Hannibal, Blow, Joe Dirt, The Princess Diaries, Jay and Silent Bob Strike Back, Zoolander, Serendipity, The Royal Tenenbaums, Kate & Leopold

This is the section where I’ll be a jerk about things that other people dig that I don’t. Wes Anderson movies are love-and-hate for me. I could probably put The Royal Tenenbaums on the rewatch list. Instead, it can sit here for now. I’ll grant the success of the likes of Joe Dirt, Jay and Silent Bob Strike Back, and Zoolander, but my taste in the comedy genre has changed more than anything else in 20 years. Normally, I’m a rom-com fan, but I find Serendipity and Kte and Leopold to be absolute messes and the kind of over-loved romantic comedies that create unattainable romantic expectations in real life. The jaw-dropping Hannibal was polarizing then and still is now.
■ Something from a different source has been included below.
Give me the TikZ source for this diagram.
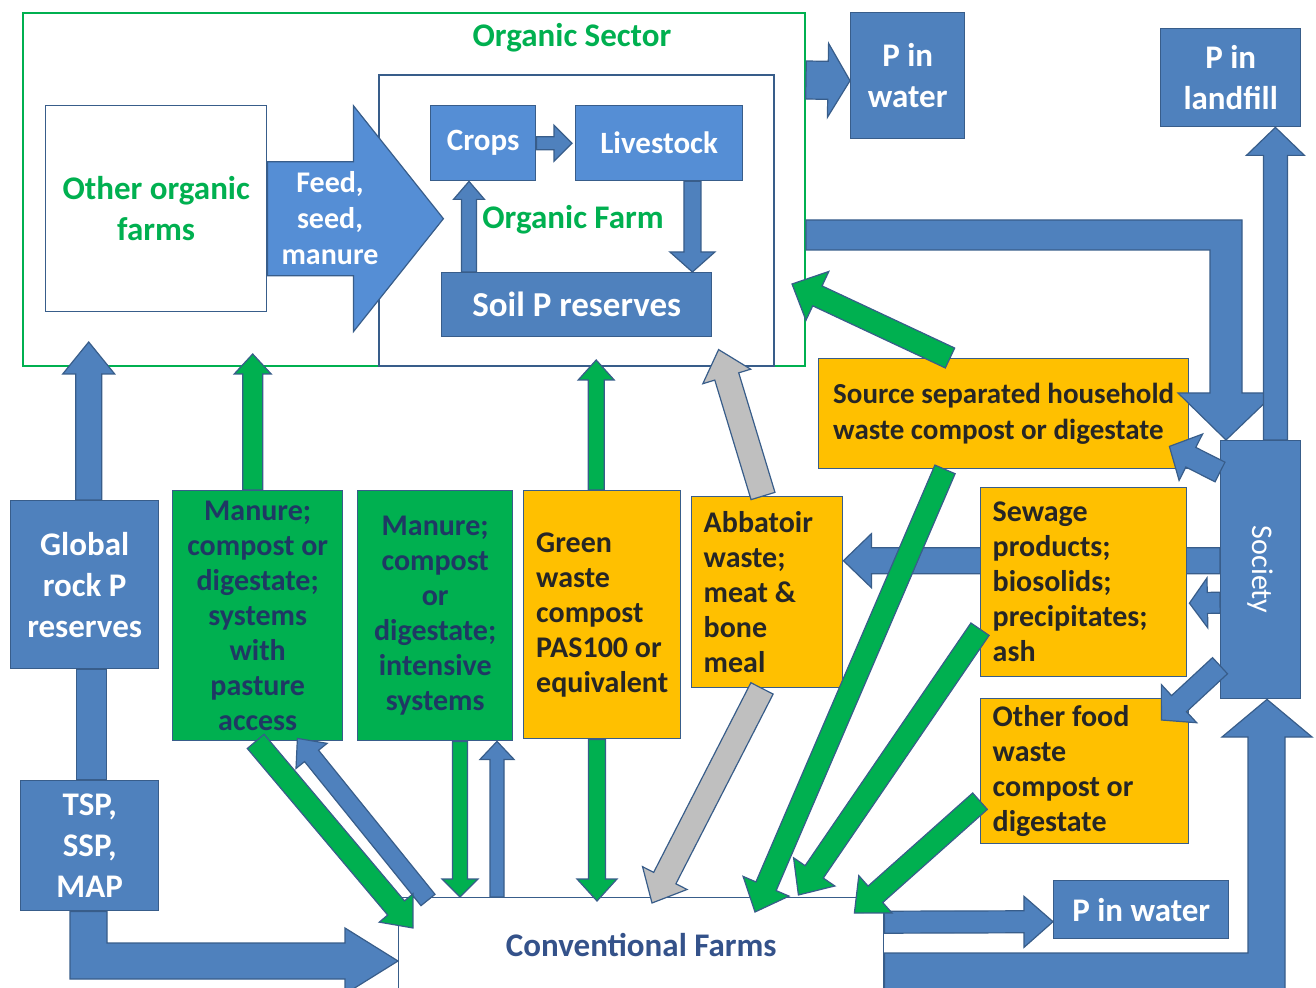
\documentclass[tikz,border=0pt]{standalone}
\usepackage{fontspec}
\setmainfont{Carlito}
\usetikzlibrary{calc}

\definecolor{pblue}{HTML}{4F81BD}
\definecolor{plight}{HTML}{558ED5}
\definecolor{pedge}{HTML}{385D8A}
\definecolor{pgreen}{HTML}{00B050}
\definecolor{porange}{HTML}{FFC000}
\definecolor{pgray}{HTML}{BFBFBF}
\definecolor{pnavy}{HTML}{1F3864}
\definecolor{darktxt}{HTML}{262626}
\definecolor{convtxt}{HTML}{34528A}

\tikzstyle{frame} = [rectangle, draw=pedge, line width=0.8pt, anchor=north west, inner sep=0pt]
\tikzstyle{box} = [rectangle, draw=pedge, line width=0.7pt, anchor=north west, inner sep=0pt, align=center, font=\fontsize{15}{17.5}\selectfont\bfseries]
\tikzstyle{bluebox} = [box, fill=pblue, text=white, font=\fontsize{16.5}{20.5}\selectfont\bfseries]
\tikzstyle{lightbox} = [box, fill=plight, text=white, font=\fontsize{15.5}{18}\selectfont\bfseries]
\tikzstyle{greenbox} = [box, fill=pgreen, text=pnavy]
\tikzstyle{orangebox} = [box, fill=porange, text=darktxt, align=flush left]
\tikzstyle{greentext} = [text=pgreen, align=center, font=\fontsize{16.5}{20.5}\selectfont\bfseries]
\tikzstyle{bluearr} = [fill=pblue, draw=pedge, line width=0.6pt]
\tikzstyle{lightarr} = [fill=plight, draw=pedge, line width=0.6pt]
\tikzstyle{greenarr} = [fill=pgreen, draw=pedge, line width=0.6pt]
\tikzstyle{grayarr} = [fill=pgray, draw=pedge, line width=0.6pt]

\pgfdeclarelayer{back}
\pgfsetlayers{back,main}

% block arrow: style, from, to, shaft width, head width, head length (all in px)
\newcommand{\blockarrow}[6]{%
  \pgfmathsetmacro{\bas}{#4/4}%
  \pgfmathsetmacro{\bah}{#5/4}%
  \pgfmathsetmacro{\bal}{#6/2}%
  \path[#1] let \p1=(#2), \p2=(#3), \n1={atan2(\y2-\y1,\x2-\x1)}, \n2={veclen(\x2-\x1,\y2-\y1)-\bal} in
    ($(\p1)+(\n1+90:\bas pt)$) -- ($(\p1)+(\n1:\n2)+(\n1+90:\bas pt)$) -- ($(\p1)+(\n1:\n2)+(\n1+90:\bah pt)$)
    -- (\p2) -- ($(\p1)+(\n1:\n2)+(\n1-90:\bah pt)$) -- ($(\p1)+(\n1:\n2)+(\n1-90:\bas pt)$) -- ($(\p1)+(\n1-90:\bas pt)$) -- cycle;
}

\begin{document}
\begin{tikzpicture}[x=0.5pt, y=-0.5pt]

            \useasboundingbox (0,0) rectangle (1316,988);

            %% Organic sector

            \node (sector) [frame, draw=pgreen, line width=1pt, minimum width=391pt, minimum height=176.5pt] at (22,12) {};
            \node (sectorlbl) [greentext] at (572,38) {Organic Sector};
            \node (farm) [frame, minimum width=197.5pt, minimum height=145.5pt] at (378,74) {};
            \node (others) [box, fill=white, text=pgreen, font=\fontsize{16.5}{20.5}\selectfont\bfseries, minimum width=110.5pt, minimum height=103pt] at (45,105) {Other organic\\farms};
            \node (crops) [lightbox, minimum width=52.5pt, minimum height=37.5pt] at (430,105) {Crops};
            \node (stock) [lightbox, minimum width=83.5pt, minimum height=37.5pt] at (575,105) {Livestock};
            \node (soil) [bluebox, font=\fontsize{17.5}{20}\selectfont\bfseries, minimum width=135pt, minimum height=32pt] at (441,272) {Soil P reserves};
            \node (farmlbl) [greentext] at (573,220) {Organic Farm};

            %% sinks and society

            \node (waterup) [bluebox, minimum width=57pt, minimum height=63pt] at (850,12) {P in\\water};
            \node (landfill) [bluebox, minimum width=70pt, minimum height=49pt] at (1160,28) {P in\\landfill};
            \node (society) [bluebox, minimum width=40pt, minimum height=129pt,
                label={[rotate=-90, text=white, font=\fontsize{15}{17}\selectfont]center:Society}] at (1220,440) {};
            \node (waterdn) [bluebox, minimum width=87.5pt, minimum height=29pt] at (1053,880) {P in water};

            %% recycled materials

            \node (source) [orangebox, font=\fontsize{14.5}{18}\selectfont\bfseries, minimum width=185pt, minimum height=55pt] at (818,358) {Source separated household\\waste compost or digestate};
            \node (sewage) [orangebox, inner xsep=6pt, text width=91pt, minimum height=94.5pt] at (980,487) {Sewage\\products;\\biosolids;\\precipitates;\\ash};
            \node (food) [orangebox, inner xsep=6pt, text width=92pt, minimum height=72.5pt] at (980,698) {Other food\\waste\\compost or\\digestate};
            \node (greenwaste) [orangebox, minimum width=78.5pt, minimum height=124pt] at (523,490) {Green\\waste\\compost\\PAS100 or\\equivalent};
            \node (abattoir) [orangebox, inner xsep=6pt, text width=63.5pt, minimum height=95.5pt] at (691,496) {Abbatoir\\waste;\\meat \&\\bone\\meal};
            \node (pasture) [greenbox, minimum width=85pt, minimum height=125pt] at (172,490) {Manure;\\compost or\\digestate;\\systems\\with\\pasture\\access};
            \node (intensive) [greenbox, minimum width=77.5pt, minimum height=125pt] at (357,490) {Manure;\\compost\\or\\digestate;\\intensive\\systems};

            %% rock P and conventional farms

            \node (rock) [bluebox, minimum width=74pt, minimum height=84pt] at (10,500) {Global\\rock P\\reserves};
            \node (tsp) [bluebox, minimum width=69pt, minimum height=65pt] at (20,780) {TSP,\\SSP,\\MAP};
            \node (conv) [box, fill=white, text=convtxt, font=\fontsize{16.5}{20}\selectfont\bfseries, minimum width=242.5pt, minimum height=47.5pt] at (398,897) {Conventional Farms};

            \begin{pgfonlayer}{back}
                \coordinate (abbaline) at ($(society.west)+(0,-9)$);
                \blockarrow{bluearr}{abbaline}{abattoir.east |- abbaline}{26}{54}{28}
                \path[bluearr] ($(rock.south)+(-8,0)$) rectangle ($(tsp.north)+(17,0)$);
            \end{pgfonlayer}

            %% flows inside the organic sector

            \blockarrow{lightarr}{$(others.east)+(0,10)$}{$(others.east)+(176,10)$}{114}{226}{90}
            \node (feedlbl) [text=white, align=center, font=\fontsize{15}{18}\selectfont\bfseries] at (330,218) {Feed,\\seed,\\manure};
            \blockarrow{bluearr}{crops.east}{$(stock.west)+(-3,0)$}{13}{36}{18}
            \blockarrow{bluearr}{$(stock.south east)+(-51,0)$}{$(soil.north east)+(-20,0)$}{17}{45}{20}
            \blockarrow{bluearr}{$(soil.north west)+(28,0)$}{$(crops.south west)+(39,0)$}{15}{31}{18}

            %% blue flows

            \blockarrow{bluearr}{$(sector.north east)+(0,68)$}{$(waterup.west)+(0,5)$}{38}{74}{22}
            \path[bluearr] (sector.east |- 0,220) -- (1242,220) -- (1242,393) -- (1275,393) -- (society.north -| 1226,0)
                -- (1178,393) -- (1210,393) -- (1210,250) -- (sector.east |- 0,250) -- cycle;
            \blockarrow{bluearr}{$(society.north east)+(-26,0)$}{$(landfill.south east)+(-26,0)$}{24}{58}{28}
            \blockarrow{bluearr}{$(society.north west)+(0,32)$}{$(source.south east)+(-20,-23)$}{22}{52}{24}
            \blockarrow{bluearr}{$(society.west)+(0,33)$}{$(sewage.east)+(2,21)$}{21}{50}{18}
            \blockarrow{bluearr}{$(society.west)+(0,96)$}{$(food.north east)+(-28,22)$}{22}{52}{24}
            \blockarrow{bluearr}{$(rock.north)+(4,0)$}{$(rock.north |- sector.south)+(4,-25)$}{26}{52}{32}
            \path[bluearr] (tsp.south -| 70,0) -- (70,979) -- (345,979) -- (345,994) -- (conv.west |- 0,961)
                -- (345,928) -- (345,943) -- (107,943) -- (tsp.south -| 107,0) -- cycle;
            \blockarrow{bluearr}{$(conv.north west)+(30,3)$}{$(pasture.south east)+(-46,-3)$}{18}{40}{22}
            \blockarrow{bluearr}{$(conv.north west)+(99,0)$}{$(intensive.south west)+(140,0)$}{14}{34}{18}
            \blockarrow{bluearr}{$(conv.east)+(0,-23)$}{$(waterdn.west)+(0,12)$}{22}{51}{29}
            \path[bluearr] (conv.east |- 0,953) -- (1248,953) -- (1248,737) -- (1222,737) -- (society.south -| 1267,0)
                -- (1312,737) -- (1285,737) -- (1285,992) -- (conv.east |- 0,992) -- cycle;

            %% green and grey flows

            \blockarrow{greenarr}{$(pasture.north)+(-5,0)$}{$(pasture.north |- sector.south)+(-5,-13)$}{20}{37}{20}
            \blockarrow{greenarr}{$(greenwaste.north)+(-6,0)$}{$(greenwaste.north |- sector.south)+(-6,-7)$}{16}{36}{20}
            \blockarrow{greenarr}{$(source.north west)+(132,0)$}{$(sector.south east)+(-14,-83)$}{22}{54}{28}
            \blockarrow{greenarr}{$(pasture.south)+(-2,0)$}{$(conv.north west)+(15,31)$}{22}{44}{26}
            \blockarrow{greenarr}{$(intensive.south west)+(103,0)$}{$(conv.north west)+(62,0)$}{15}{36}{18}
            \blockarrow{greenarr}{$(greenwaste.south west)+(74,0)$}{$(conv.north west)+(199,4)$}{17}{40}{22}
            \blockarrow{greenarr}{$(source.south west)+(127,0)$}{$(conv.north west)+(357,15)$}{22}{50}{28}
            \blockarrow{greenarr}{$(sewage.west)+(0,47)$}{$(conv.north east)+(-86,-2)$}{22}{50}{28}
            \blockarrow{greenarr}{$(food.west)+(0,30)$}{$(conv.north east)+(-30,16)$}{22}{50}{28}
            \blockarrow{grayarr}{$(abattoir.north west)+(72,0)$}{$(farm.south east)+(-56,-17)$}{25}{50}{28}
            \blockarrow{grayarr}{$(abattoir.south west)+(71,0)$}{$(conv.north west)+(254,6)$}{25}{50}{28}

        \end{tikzpicture}
\end{document}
Planet of the Apes, The Mexican, The Million Dollar Hotel, The Wedding Planner, Saving Silverman, Say It Isn’t So, Tomcats, Along Came a Spider, Freddy Got Fingered, Crocodile Dundee in Los Angeles, Town & Country, Doctor Dolittle 2, Pootie Tang, Rat Race, Bubble Boy, Corky Romano, Black Knight, Out Cold, The Wash, and many more.

As with any year, there’s always plenty of bad movies. 2001 had some all-time duds like Freddy Got Fingered, Pootie Tang, Doctor Dolitte 2, and Corky Romano. Boy, they sure tried to make every TV funnyman or Saturday Night Live cast member stud a movie star. It’s a wonder Will Ferrell survived because David Space, Martin Lawrence, Tom Green, Chris Kattan, and, for a time, Chris Rock and Eddie Murphy sure didn’t.

My Cinephile Hissy Fit podcast partner Will Johnson tried to sell me on the value of Tim Burton’s Planet of the Apes. I wouldn’t have it. That massive blockbuster dud and the Kiss the Girls follow-up Along Came a Spider count as my largest personal disappointments from 2001.